I love the way your mind works!! What a fun idea that could be!!
Never watched American Idol, but I do want to be a judge if the American Writer Idol makes it to TV.
Leigh, I knew we had people who really, really liked us when our comment logs were flooded on April 1st wishing us well. Still would be nice to hear from everybody more often though!
I’m spoiled having you folks here! Don’t you dare go on t.v.! I haven’t really watched A.I., even though we had a couple of contestants from Wichita (one from the high school my Mom was librarian at!)Tying it in to this blog, my hometown makes the news for one of two reasons: “American Idol” or murder…
Leigh is right that the number of comments bear little relation to the number of people who read our columns. We’ve doubled the number of readers from this summer, but the Usual Suspects are still the same when it comes to commenting.
Personally, I don’t much care for talent contests. I’ve always believed that good work speaks for itself; popularity is secondary.

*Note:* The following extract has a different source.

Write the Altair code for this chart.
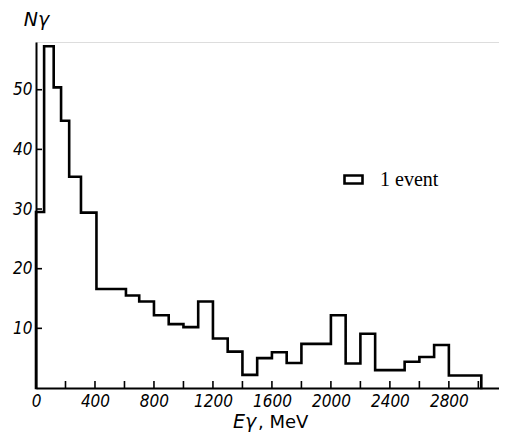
import altair as alt
import pandas as pd

# Bin edges (MeV) and photon counts
EDGES = [0, 55, 120, 170, 225, 305, 410, 610, 700, 800, 900, 1000, 1100, 1200,
         1300, 1400, 1500, 1600, 1700, 1800, 2000, 2100, 2200, 2300, 2500, 2600,
         2700, 2800, 3020]
COUNTS = [29.5, 57.3, 50.4, 44.8, 35.4, 29.4, 16.6, 15.5, 14.5, 12.2, 10.7, 10.2,
          14.5, 8.3, 6.1, 2.2, 5.0, 6.0, 4.2, 7.4, 12.2, 4.1, 9.1, 3.0, 4.4, 5.2,
          7.2, 2.1]
X_LABELS = [0, 400, 800, 1200, 1600, 2000, 2400, 2800]
X_TICKS = [200, 400, 600, 800, 1000, 1200, 1400, 1600, 1800, 2000, 2200, 2400,
           2600, 2800, 3000]
Y_TICKS = [10, 20, 30, 40, 50]
SERIES = "1 event"

W, H = 463, 346
XMAX, YMAX = 3140, 58
NUMFONT = "DejaVu Sans Condensed"

xs = [0] + EDGES
ys = [0] + COUNTS + [0]
step_df = pd.DataFrame({"i": range(len(xs)), "E": xs, "N": ys, "s": SERIES})

xscale = alt.Scale(domain=[0, XMAX], nice=False, zero=False)
yscale = alt.Scale(domain=[0, YMAX], nice=False)

step = alt.Chart(step_df).mark_line(
    interpolate="step-after", strokeWidth=2.6, strokeJoin="miter", strokeCap="square"
).encode(
    x=alt.X("E:Q", scale=xscale,
            axis=alt.Axis(values=X_LABELS, format="d", title=None, grid=False,
                          tickSize=0, domainWidth=2, domainColor="black",
                          labelFont=NUMFONT, labelFontStyle="italic",
                          labelFontSize=17, labelColor="black", labelPadding=5,
                          labelFlush=False)),
    y=alt.Y("N:Q", scale=yscale,
            axis=alt.Axis(values=Y_TICKS, format="d", title="Nγ", grid=False,
                          tickSize=0, domainWidth=2, domainColor="black",
                          labelFont=NUMFONT, labelFontStyle="italic",
                          labelFontSize=17, labelColor="black", labelPadding=4,
                          titleAngle=0, titleX=0, titleY=-17, titleAlign="center",
                          titleBaseline="alphabetic", titleFont="DejaVu Sans",
                          titleFontStyle="italic", titleFontWeight="normal",
                          titleFontSize=19, titleColor="black")),
    order=alt.Order("i:Q"),
    color=alt.Color("s:N", scale=alt.Scale(domain=[SERIES], range=["black"]),
                    legend=alt.Legend(title=None, orient="none", legendX=307,
                                      legendY=127, padding=0,
                                      symbolType="M-1,-0.45L1,-0.45L1,0.45L-1,0.45Z",
                                      symbolSize=324, symbolStrokeWidth=2.6,
                                      symbolFillColor="white",
                                      symbolStrokeColor="black",
                                      labelFont="Liberation Serif",
                                      labelFontSize=20, labelColor="black",
                                      labelOffset=16)),
)

xt_df = pd.DataFrame({"E": X_TICKS})
xticks = alt.Chart(xt_df).mark_rule(color="black", strokeWidth=1.6).encode(
    x=alt.X("E:Q", scale=xscale), y=alt.value(H), y2=alt.value(H - 7)
)
yt_df = pd.DataFrame({"N": Y_TICKS})
yticks = alt.Chart(yt_df).mark_rule(color="black", strokeWidth=1.6).encode(
    y=alt.Y("N:Q", scale=yscale), x=alt.value(0), x2=alt.value(6)
)

t1 = alt.Chart(pd.DataFrame({"t": ["Eγ"]})).mark_text(
    font="DejaVu Sans", fontSize=19, fontStyle="italic",
    align="left", baseline="alphabetic", color="black"
).encode(text="t:N", x=alt.value(197), y=alt.value(386))
t2 = alt.Chart(pd.DataFrame({"t": [", MeV"]})).mark_text(
    font="DejaVu Sans", fontSize=18, align="left", baseline="alphabetic",
    color="black"
).encode(text="t:N", x=alt.value(222), y=alt.value(386))

chart = alt.layer(step, xticks, yticks, t1, t2).properties(
    width=W, height=H,
    autosize=alt.AutoSizeParams(type="none"),
    padding={"left": 28, "top": 34, "right": 0, "bottom": 45},
).configure_view(stroke=None).configure(background="white")

chart.save("out.html", embed_options={"renderer": "svg", "actions": False})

They actually have a poetry version of American Idol in Arabic. There is hope for your idea. Especially if lasers are a part of the reading.
Rethinking on this end (which is what Butch Cassidy & I have in common): Maybe we should try more for a Project Runway type of program. Having a bunch of writers in one room working away at computers may not be quite as fun as watching fabric being draped, but I can imagine the talk exchanges between writers as they are given a “challenge” for a new story. JLW could be quite the proper Tim Gunn telling us we all need to “Rethink, but make it work!”
JLW could be quite the proper Tim Gunn telling us we all need to “Rethink, but make it work!”
I can do the well-dressed-gay-guy thing if required. But Margaret knows better.
Or a writer could have a (now dead) political author comment extremely negatively (and rudely) on a late night show about a best selling author of a diffent genre who’d left her book behind by reading exerpts and making fun…..thereby starting a long standing feud…..well, I guess it’s over….till death do us part…..
There are Simon Crowell’s everywhere.
We might as well get over it.
I don’t watch that show, but I know who “he” is!!!